Studi e riscoperte
Monet nella cultura artistica italiana

tra entusiasmo
e scetticismo

L’opera di Monet non ha ricevuto un plauso immediato nel nostro paese. Nonostante una minoranza di voci come quelle di Diego Martelli, Vittorio Pica e Ardengo Soffici ne avessero colto il valore nell’ambito dell’arte impressionista, resa nota nella prima mostra fiorentina del 1910 ma riconosciuta solo tardivamente negli ambienti ufficiali.

Maria Teresa Benedetti

Prima di essere riconosciuta come smagliante testimonianza della poetica impressionista e dei suoi fecondi sviluppi, l’opera di Claude Monet ha incontrato in Italia notevoli resistenze.

Vanno escluse da una diffusa incomprensione alcune testimonianze precoci e illuminanti, come quella di Diego Martelli (1838-1890), giornalista, critico e studioso fiorentino.

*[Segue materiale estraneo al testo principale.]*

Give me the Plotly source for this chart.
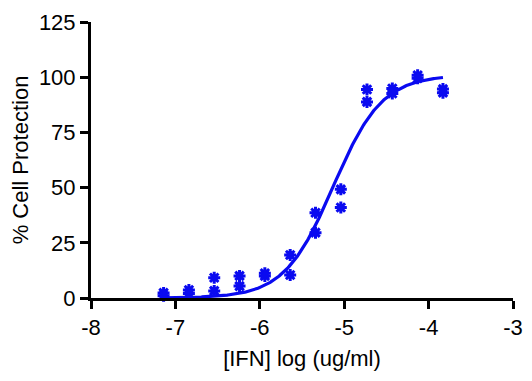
import numpy as np
import plotly.graph_objects as go

# Data (log concentration, % cell protection), duplicates per dilution
log_conc = [-7.14, -6.84, -6.54, -6.24, -5.94, -5.64, -5.34, -5.04, -4.73, -4.43, -4.13, -3.83]
rep1 = [2.3, 3.6, 9.2, 10.0, 11.2, 19.5, 38.6, 49.2, 94.4, 94.9, 100.9, 94.6]
rep2 = [1.0, 2.0, 3.2, 5.4, 10.0, 10.4, 29.6, 41.0, 88.8, 92.6, 99.5, 93.0]

# 4PL fit parameters
fit_bottom = 0.0
fit_top = 101.0
fit_logec50 = -5.13
fit_hill = 1.5

x_ticks = [-8, -7, -6, -5, -4, -3]
y_ticks = [0, 25, 50, 75, 100, 125]

blue = "rgb(10,10,240)"

xs = np.linspace(min(log_conc), max(log_conc), 300)
ys = fit_bottom + (fit_top - fit_bottom) / (1 + 10 ** ((fit_logec50 - xs) * fit_hill))

fig = go.Figure()
fig.add_trace(go.Scatter(x=xs, y=ys, mode="lines", line=dict(color=blue, width=3.2),
                         cliponaxis=False, hoverinfo="skip"))
fig.add_trace(go.Scatter(x=log_conc + log_conc, y=rep1 + rep2, mode="markers",
                         marker=dict(symbol="asterisk-open", size=10, color=blue,
                                     line=dict(color=blue, width=3)),
                         cliponaxis=False))

font_family = "Liberation Sans, Arial, sans-serif"
fig.update_layout(
    width=532, height=381,
    margin=dict(l=83, r=27, t=14, b=91),
    paper_bgcolor="white", plot_bgcolor="white",
    showlegend=False,
    font=dict(family=font_family, size=22, color="black"),
    xaxis=dict(range=[-8, -3], tickvals=x_ticks, ticktext=[str(v) for v in x_ticks],
               automargin=False,
               showline=True, linewidth=3, linecolor="black", showgrid=False, zeroline=False,
               ticks="outside", ticklen=8, tickwidth=3, tickcolor="black",
               tickfont=dict(size=22),
               title=dict(text="[IFN] log (ug/ml)", font=dict(size=22), standoff=12)),
    yaxis=dict(range=[0, 125], tickvals=y_ticks, ticktext=[str(v) for v in y_ticks],
               automargin=False,
               showline=True, linewidth=3, linecolor="black", showgrid=False, zeroline=False,
               ticks="outside", ticklen=8, tickwidth=3, tickcolor="black",
               tickfont=dict(size=22),
               title=dict(text="% Cell Protection", font=dict(size=22), standoff=6)),
)

fig.write_html("out.html")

Nel 1879, in una conferenza sull’impressionismo al Circolo filologico di Livorno, egli definisce lucidamente il fenomeno impressionista e cita Monet come «uno dei paesisti più grandi di Francia»(1).

Vittorio Pica (1856-1930), giornalista vissuto a lungo a Parigi, segnala, in polemica con il giovane Ugo Ojetti, la presenza di Monet alle prime Biennali veneziane (dal 1897)(2), e nel 1907 traccia sulla rivista “Emporium”(3) un attento profilo dell’artista. L’anno successivo Pica, nel volume dedicato all’impressionismo(4), opera un’acuta valorizzazione della pittura tarda di Monet, individuando l’interessante estensione temporale dell’originaria “poetica dell’attimo”. L’artista manifesta infatti l’aspirazione a dipingere il divenire, il senso più profondo del tempo nel suo scorrere sulle superfici.


«La materia si offre tremante all’occhio e alla mente non come qualcosa di definito e di fermo, sibbene come un’energia diffusa»
(Ardengo Soffici)


Emerge inoltre l’appassionata difesa di Ardengo Soffici, critico e artista dallo smagliante piglio satirico, vissuto dal 1901 al 1907 a Parigi negli ambienti vicini all’arte di avanguardia. Tornato nella nativa Toscana, Soffici diffonde la conoscenza del movimento francese, considerato novità scardinante, ricca di futuro(5). A lui si affiancano Giovanni Papini e Giuseppe Prezzolini, dal 1908 direttore dell’importante periodico “La Voce”, dedicato alla diffusione di nuove idee. Nel 1910 il gruppo, con l’aiuto di Maurice Denis, presenta al Lyceum di Firenze la Prima mostra italiana dell’impressionismo e della scultura di Medardo Rosso, esponendo due opere di Monet(6). Occasione, quest’ultima, per tessere un elogio del pittore, riconosciuto come compiuta incarnazione del valore dell’impressionismo. «La materia si offre tremante all’occhio e alla mente non come qualcosa di definito e di fermo, sibbene come un’energia diffusa»(7).